- _Stated goal_
The records below must be written out exactly, with every picture left behind.
::::
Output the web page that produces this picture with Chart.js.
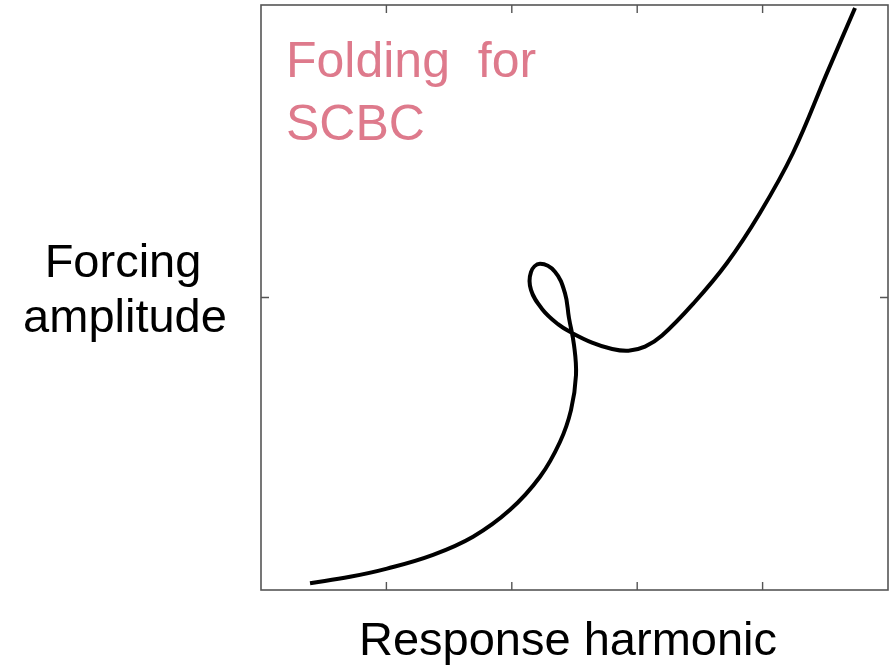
<!DOCTYPE html>
<html>
<head>
<meta charset="utf-8">
<script src="https://cdn.jsdelivr.net/npm/chart.js@4.4.1/dist/chart.umd.min.js"></script>
<style>
  html, body { margin: 0; padding: 0; background: #fff; }
  #wrap { width: 893px; height: 666px; position: relative; }
</style>
</head>
<body>
<div id="wrap"><canvas id="c" width="893" height="666"></canvas></div>
<script>
// curve, in order along the branch
const responseX = [0.391, 0.710, 1.005, 1.372, 1.691, 1.986, 2.225, 2.384, 2.472, 2.512, 2.496, 2.456, 2.424, 2.344, 2.225, 2.153, 2.153, 2.241, 2.368, 2.480, 2.640, 2.800, 2.930, 3.062, 3.198, 3.445, 3.716, 3.979, 4.242, 4.514, 4.737];
const forcingY  = [0.023, 0.045, 0.073, 0.120, 0.182, 0.274, 0.387, 0.506, 0.615, 0.735, 0.838, 0.930, 1.015, 1.088, 1.115, 1.087, 1.026, 0.961, 0.909, 0.879, 0.846, 0.824, 0.818, 0.832, 0.870, 0.978, 1.118, 1.289, 1.494, 1.768, 1.990];
const xTicks = [1, 2, 3, 4];
const yTicks = [1];

const xLabel = 'Response harmonic';
const yLabel = ['Forcing', 'amplitude'];
const noteLines = ['Folding  for', 'SCBC'];

const points = responseX.map((x, i) => ({ x: x, y: forcingY[i] }));

// box, inward ticks and the texts
const frame = {
  id: 'frame',
  afterDraw(chart) {
    const ctx = chart.ctx;
    const a = chart.chartArea;
    const sx = chart.scales.x, sy = chart.scales.y;
    ctx.save();
    ctx.strokeStyle = '#555';
    ctx.lineWidth = 1.6;
    ctx.strokeRect(a.left, a.top, a.right - a.left, a.bottom - a.top);
    ctx.lineWidth = 1.4;
    ctx.beginPath();
    xTicks.forEach(t => {
      const px = sx.getPixelForValue(t);
      ctx.moveTo(px, a.bottom); ctx.lineTo(px, a.bottom - 8);
      ctx.moveTo(px, a.top); ctx.lineTo(px, a.top + 8);
    });
    yTicks.forEach(t => {
      const py = sy.getPixelForValue(t);
      ctx.moveTo(a.left, py); ctx.lineTo(a.left + 8, py);
      ctx.moveTo(a.right, py); ctx.lineTo(a.right - 8, py);
    });
    ctx.stroke();

    ctx.fillStyle = '#000';
    ctx.textAlign = 'center';
    ctx.textBaseline = 'alphabetic';
    ctx.font = '47px "Liberation Sans", Arial, sans-serif';
    ctx.fillText(yLabel[0], 123, 277);
    ctx.fillText(yLabel[1], 125, 332);
    ctx.fillText(xLabel, 568, 655);

    ctx.fillStyle = '#DE7A8C';
    ctx.textAlign = 'left';
    ctx.font = '50px "Liberation Sans", Arial, sans-serif';
    ctx.fillText(noteLines[0], 286, 77);
    ctx.fillText(noteLines[1], 286, 140);
    ctx.restore();
  }
};

new Chart(document.getElementById('c'), {
  type: 'scatter',
  data: {
    datasets: [{
      data: points,
      showLine: true,
      borderColor: '#000',
      borderWidth: 4,
      pointRadius: 0,
      tension: 0.4,
      fill: false
    }]
  },
  options: {
    responsive: false,
    animation: false,
    layout: { padding: { left: 261, right: 5, top: 5, bottom: 76 } },
    plugins: { legend: { display: false }, tooltip: { enabled: false } },
    scales: {
      x: { type: 'linear', min: 0, max: 5, display: false },
      y: { type: 'linear', min: 0, max: 2, display: false }
    }
  },
  plugins: [frame]
});
</script>
</body>
</html>
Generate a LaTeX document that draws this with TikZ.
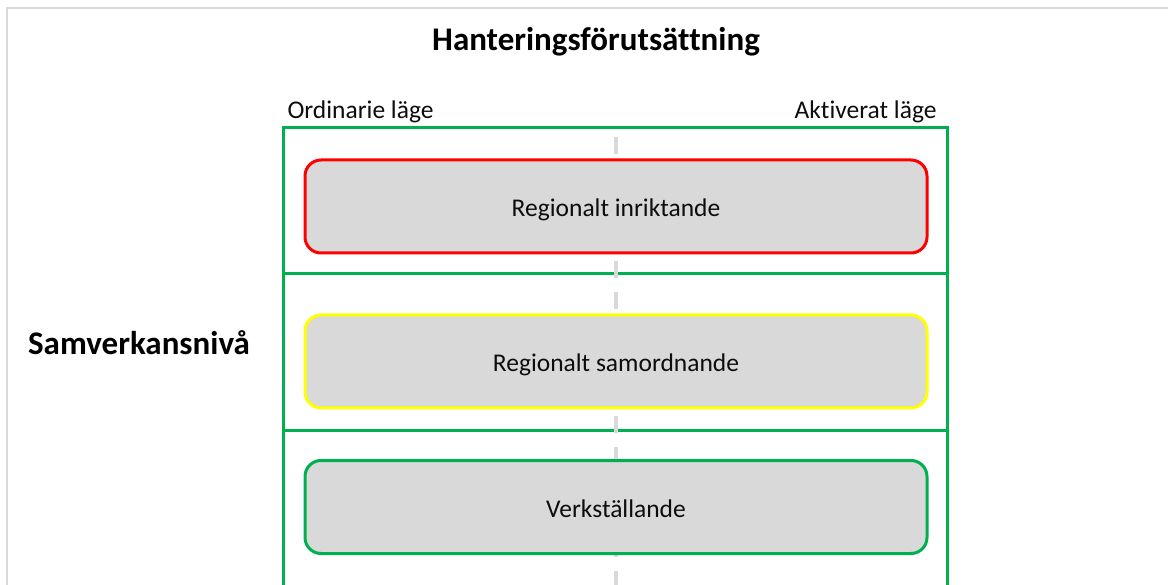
::::
- _The reply_
Output the web page that produces this picture with Chart.js.
<!DOCTYPE html>
<html>
<head>
<meta charset="utf-8">
<script src="https://cdn.jsdelivr.net/npm/chart.js@4.4.1/dist/chart.umd.min.js"></script>
<style>
  html, body { margin: 0; padding: 0; background: #fff; }
  #wrap { width: 893px; height: 666px; position: relative; }
</style>
</head>
<body>
<div id="wrap"><canvas id="c" width="893" height="666"></canvas></div>
<script>
// curve, in order along the branch
const responseX = [0.391, 0.710, 1.005, 1.372, 1.691, 1.986, 2.225, 2.384, 2.472, 2.512, 2.496, 2.456, 2.424, 2.344, 2.225, 2.153, 2.153, 2.241, 2.368, 2.480, 2.640, 2.800, 2.930, 3.062, 3.198, 3.445, 3.716, 3.979, 4.242, 4.514, 4.737];
const forcingY  = [0.023, 0.045, 0.073, 0.120, 0.182, 0.274, 0.387, 0.506, 0.615, 0.735, 0.838, 0.930, 1.015, 1.088, 1.115, 1.087, 1.026, 0.961, 0.909, 0.879, 0.846, 0.824, 0.818, 0.832, 0.870, 0.978, 1.118, 1.289, 1.494, 1.768, 1.990];
const xTicks = [1, 2, 3, 4];
const yTicks = [1];

const xLabel = 'Response harmonic';
const yLabel = ['Forcing', 'amplitude'];
const noteLines = ['Folding  for', 'SCBC'];

const points = responseX.map((x, i) => ({ x: x, y: forcingY[i] }));

// box, inward ticks and the texts
const frame = {
  id: 'frame',
  afterDraw(chart) {
    const ctx = chart.ctx;
    const a = chart.chartArea;
    const sx = chart.scales.x, sy = chart.scales.y;
    ctx.save();
    ctx.strokeStyle = '#555';
    ctx.lineWidth = 1.6;
    ctx.strokeRect(a.left, a.top, a.right - a.left, a.bottom - a.top);
    ctx.lineWidth = 1.4;
    ctx.beginPath();
    xTicks.forEach(t => {
      const px = sx.getPixelForValue(t);
      ctx.moveTo(px, a.bottom); ctx.lineTo(px, a.bottom - 8);
      ctx.moveTo(px, a.top); ctx.lineTo(px, a.top + 8);
    });
    yTicks.forEach(t => {
      const py = sy.getPixelForValue(t);
      ctx.moveTo(a.left, py); ctx.lineTo(a.left + 8, py);
      ctx.moveTo(a.right, py); ctx.lineTo(a.right - 8, py);
    });
    ctx.stroke();

    ctx.fillStyle = '#000';
    ctx.textAlign = 'center';
    ctx.textBaseline = 'alphabetic';
    ctx.font = '47px "Liberation Sans", Arial, sans-serif';
    ctx.fillText(yLabel[0], 123, 277);
    ctx.fillText(yLabel[1], 125, 332);
    ctx.fillText(xLabel, 568, 655);

    ctx.fillStyle = '#DE7A8C';
    ctx.textAlign = 'left';
    ctx.font = '50px "Liberation Sans", Arial, sans-serif';
    ctx.fillText(noteLines[0], 286, 77);
    ctx.fillText(noteLines[1], 286, 140);
    ctx.restore();
  }
};

new Chart(document.getElementById('c'), {
  type: 'scatter',
  data: {
    datasets: [{
      data: points,
      showLine: true,
      borderColor: '#000',
      borderWidth: 4,
      pointRadius: 0,
      tension: 0.4,
      fill: false
    }]
  },
  options: {
    responsive: false,
    animation: false,
    layout: { padding: { left: 261, right: 5, top: 5, bottom: 76 } },
    plugins: { legend: { display: false }, tooltip: { enabled: false } },
    scales: {
      x: { type: 'linear', min: 0, max: 5, display: false },
      y: { type: 'linear', min: 0, max: 2, display: false }
    }
  },
  plugins: [frame]
});
</script>
</body>
</html>
Generate a LaTeX document that draws this with TikZ.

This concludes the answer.